## INSTRUCTIONS TO FOLLOW
Start at the line that contains "Reproduce this chart with matplotlib.", stop at the line that contains "y in years]", and repeat every line in that span, those two included, with no pictures.

-*-*-

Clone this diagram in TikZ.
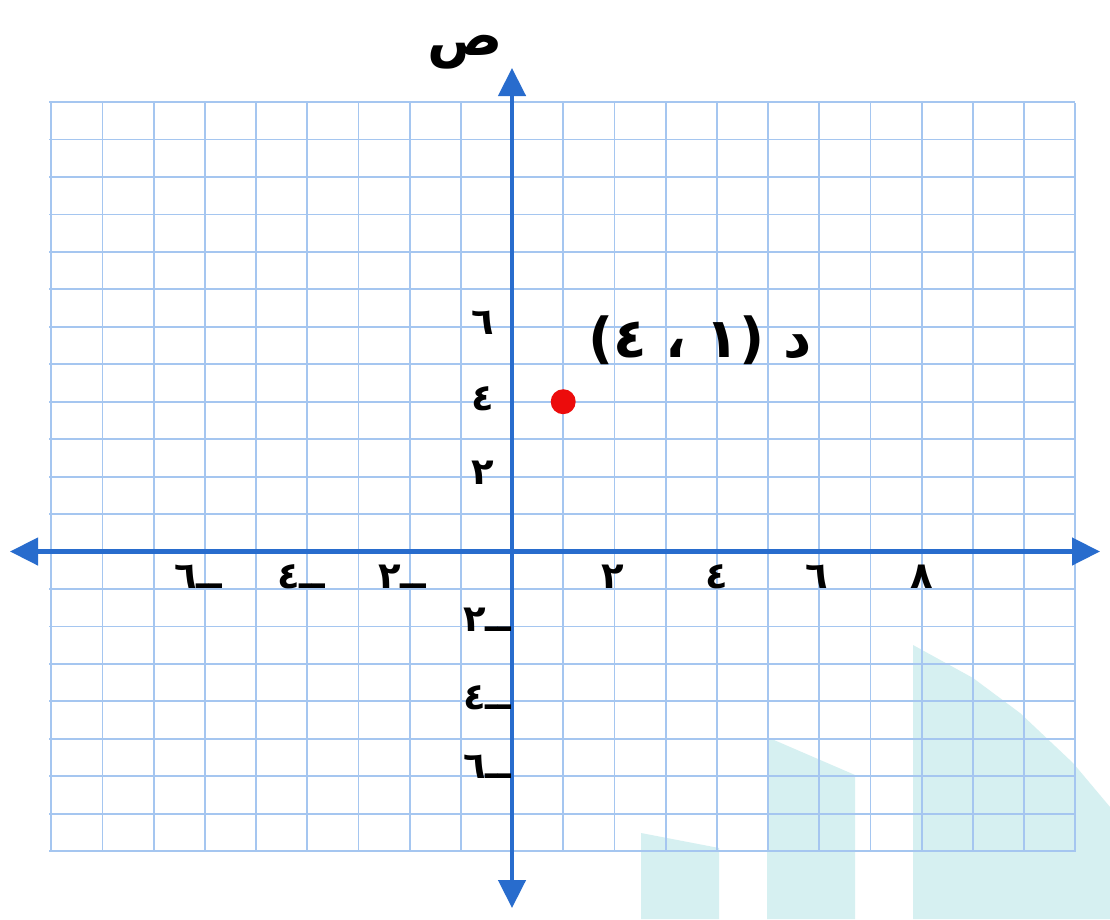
\documentclass[tikz,border=0pt]{standalone}
\usepackage{fontspec}
\usetikzlibrary{arrows.meta}
\TeXXeTstate=1
\newfontfamily\arabicfont[Script=Arabic]{DejaVu Sans}
\definecolor{gridblue}{RGB}{165,198,240}
\definecolor{axisblue}{RGB}{40,108,205}
\definecolor{wmark}{RGB}{214,240,241}
\definecolor{ptred}{RGB}{236,12,12}
\tikzset{
  gridline/.style={draw=gridblue, line width=1.8pt},
  axisline/.style={draw=axisblue, line width=4.5pt,
    {Triangle[length=28pt,width=27pt]}-{Triangle[length=28pt,width=27pt]}},
  num/.style={font=\arabicfont\bfseries\fontsize{37}{40}\selectfont, inner sep=0pt, text=black},
  axlabel/.style={font=\arabicfont\bfseries\fontsize{56}{60}\selectfont, inner sep=0pt, text=black},
  ptlabel/.style={font=\arabicfont\bfseries\fontsize{55}{60}\selectfont, inner sep=0pt, text=black},
  ptdot/.style={circle, fill=ptred, minimum size=25pt, inner sep=0pt}
}
\begin{document}
\begin{tikzpicture}[x=1pt,y=-1pt]
\useasboundingbox (0,0) rectangle (1110,919);
\fill[white] (0,0) rectangle (1110,919);
% watermark shapes
\fill[wmark] (641,919) -- (641,833) -- (719,848) -- (719,919) -- cycle;
\fill[wmark] (767,919) -- (767,737) -- (855,775) -- (855,919) -- cycle;
\fill[wmark] (913,919) -- (913,645) -- (973,678) -- (1020,713) -- (1073,763) -- (1110,807) -- (1110,919) -- cycle;
% grid
\foreach \i in {-9,...,11}
  \draw[gridline] ({512+51.2*\i},103) -- ({512+51.2*\i},852);
\foreach \j in {-8,...,12}
  \draw[gridline] (49,{551.5-37.45*\j}) -- (1075,{551.5-37.45*\j});
% axes
\coordinate (xl) at (10,551.5);
\coordinate (xr) at (1100,551.5);
\coordinate (yt) at (512,68);
\coordinate (yb) at (512,908);
\draw[axisline] (xl) -- (xr);
\draw[axisline] (yb) -- (yt);
% axis name
\node[axlabel] (ylab) at (465,52) {\beginR ص\endR};
% x labels
\node[num] (xp2) at (613,577) {\beginR ٢\endR};
\node[num] (xp4) at (717,577) {\beginR ٤\endR};
\node[num] (xp6) at (817,577) {\beginR ٦\endR};
\node[num] (xp8) at (922,577) {\beginR ٨\endR};
\node[num] (xn2) at (402,577) {\beginR ــ٢\endR};
\node[num] (xn4) at (301,577) {\beginR ــ٤\endR};
\node[num] (xn6) at (198,577) {\beginR ــ٦\endR};
% y labels
\node[num] (yp6) at (483,323) {\beginR ٦\endR};
\node[num] (yp4) at (483,399) {\beginR ٤\endR};
\node[num] (yp2) at (483,473) {\beginR ٢\endR};
\node[num] (yn2) at (487,620) {\beginR ــ٢\endR};
\node[num] (yn4) at (487,698) {\beginR ــ٤\endR};
\node[num] (yn6) at (487,767) {\beginR ــ٦\endR};
% point D
\node[ptdot] (D) at (563.2,401.7) {};
\node[ptlabel] (Dlab) at (700,340) {\beginR د (١ ، ٤)\endR};
\end{tikzpicture}
\end{document}
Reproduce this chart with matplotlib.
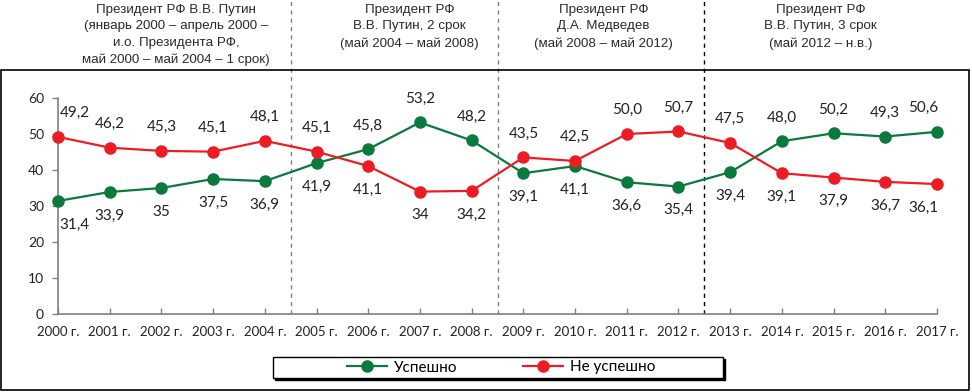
import matplotlib.pyplot as plt
from matplotlib.patches import Rectangle
from matplotlib.lines import Line2D
from matplotlib.transforms import blended_transform_factory

years = list(range(2000, 2018))
success = [31.4, 33.9, 35, 37.5, 36.9, 41.9, 45.8, 53.2, 48.2, 39.1,
           41.1, 36.6, 35.4, 39.4, 48.0, 50.2, 49.3, 50.6]
fail = [49.2, 46.2, 45.3, 45.1, 48.1, 45.1, 41.1, 34, 34.2, 43.5,
        42.5, 50.0, 50.7, 47.5, 39.1, 37.9, 36.7, 36.1]
xlabels = [f"{y} г." for y in years]

terms = [
    "Президент РФ В.В. Путин\n(январь 2000 – апрель 2000 –\nи.о. Президента РФ,\nмай 2000 – май 2004 – 1 срок)",
    "Президент РФ\nВ.В. Путин, 2 срок\n(май 2004 – май 2008)",
    "Президент РФ\nД.А. Медведев\n(май 2008 – май 2012)",
    "Президент РФ\nВ.В. Путин, 3 срок\n(май 2012 – н.в.)",
]
term_x = [2002.28, 2006.8, 2010.55, 2014.75]
borders = [2004.5, 2008.5, 2012.5]
border_colors = ['#808080', '#808080', 'black']

GREEN = '#0a7a3c'
RED = '#ec1c24'
label_font = ['Lato', 'DejaVu Sans']
head_font = ['Liberation Sans', 'DejaVu Sans']

W, H = 972, 392
fig = plt.figure(figsize=(W / 100, H / 100), dpi=100)
ax = fig.add_axes([58 / W, 1 - 314 / H, 879 / W, 216 / H])

ax.plot(years, success, color=GREEN, lw=1.6, marker='o', ms=8, clip_on=False, zorder=3)
ax.plot(years, fail, color=RED, lw=1.6, marker='o', ms=8, clip_on=False, zorder=4)


def fmt(v):
    if isinstance(v, int):
        return str(v)
    return f"{v:.1f}".replace('.', ',')


# data labels: the upper series above, the lower one below
for i, y in enumerate(years):
    dx = 0
    if i == 0:
        dx = 12
    elif i == len(years) - 1:
        dx = -10
    for v, other in ((success[i], fail[i]), (fail[i], success[i])):
        dy = 17 if v > other else -17
        ax.annotate(fmt(v), (y, v), xytext=(dx, dy), textcoords='offset points',
                    ha='center', va='center', fontsize=11, color='#222222',
                    family=label_font)

ax.set_xlim(2000, 2017)
ax.set_ylim(0, 60)
ax.set_yticks(range(0, 61, 10))
ax.set_xticks(years)
ax.set_xticklabels(xlabels, family=label_font, fontsize=9.5, color='#222222')
for t in ax.get_yticklabels():
    t.set_family(label_font)
    t.set_fontsize(10)
    t.set_color('#222222')
ax.tick_params(axis='y', direction='out', length=4, width=1, color='#808080', pad=6)
ax.tick_params(axis='x', direction='in', length=4, width=1, color='#808080', pad=9)
for s in ('top', 'right'):
    ax.spines[s].set_visible(False)
for s in ('left', 'bottom'):
    ax.spines[s].set_color('#808080')
    ax.spines[s].set_linewidth(1.2)

# term borders reaching up through the header
for b, c in zip(borders, border_colors):
    ax.axvline(b, ymin=0, ymax=314 / 216, color=c, lw=1, ls=(0, (3, 3)),
               clip_on=False, zorder=1)

tr = blended_transform_factory(ax.transData, fig.transFigure)
for txt, x in zip(terms, term_x):
    fig.text(x, 1 - 4 / H, txt, transform=tr, ha='center', va='top',
             fontsize=9.6, family=head_font, color='#2a2a2a', linespacing=1.5)

# chart frame
fig.add_artist(Rectangle((1 / W, 1 - 390 / H), 968 / W, 320 / H,
                         transform=fig.transFigure, fill=False, ec='black', lw=1.2))

# legend box with shadow
fig.add_artist(Rectangle((275 / W, 1 - 380 / H), 450 / W, 21 / H,
                         transform=fig.transFigure, fc='black', ec='black', lw=1))
fig.add_artist(Rectangle((273 / W, 1 - 378 / H), 450 / W, 21 / H,
                         transform=fig.transFigure, fc='white', ec='black', lw=1))
handles = [Line2D([], [], color=GREEN, lw=1.6, marker='o', ms=8),
           Line2D([], [], color=RED, lw=1.6, marker='o', ms=8)]
leg = fig.legend(handles, ['Успешно', 'Не успешно'], loc='center',
                 bbox_to_anchor=(501 / W, 1 - 367.5 / H), ncol=2, frameon=False,
                 prop={'family': label_font, 'size': 11}, handlelength=2.6,
                 handletextpad=0.45, columnspacing=4.3, borderpad=0)

fig.savefig('out.png', dpi=100)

-*-*-

## PROBLEM SOLUTION
Reproduce this chart with matplotlib.
import matplotlib.pyplot as plt
from matplotlib.patches import Rectangle
from matplotlib.lines import Line2D
from matplotlib.transforms import blended_transform_factory

years = list(range(2000, 2018))
success = [31.4, 33.9, 35, 37.5, 36.9, 41.9, 45.8, 53.2, 48.2, 39.1,
           41.1, 36.6, 35.4, 39.4, 48.0, 50.2, 49.3, 50.6]
fail = [49.2, 46.2, 45.3, 45.1, 48.1, 45.1, 41.1, 34, 34.2, 43.5,
        42.5, 50.0, 50.7, 47.5, 39.1, 37.9, 36.7, 36.1]
xlabels = [f"{y} г." for y in years]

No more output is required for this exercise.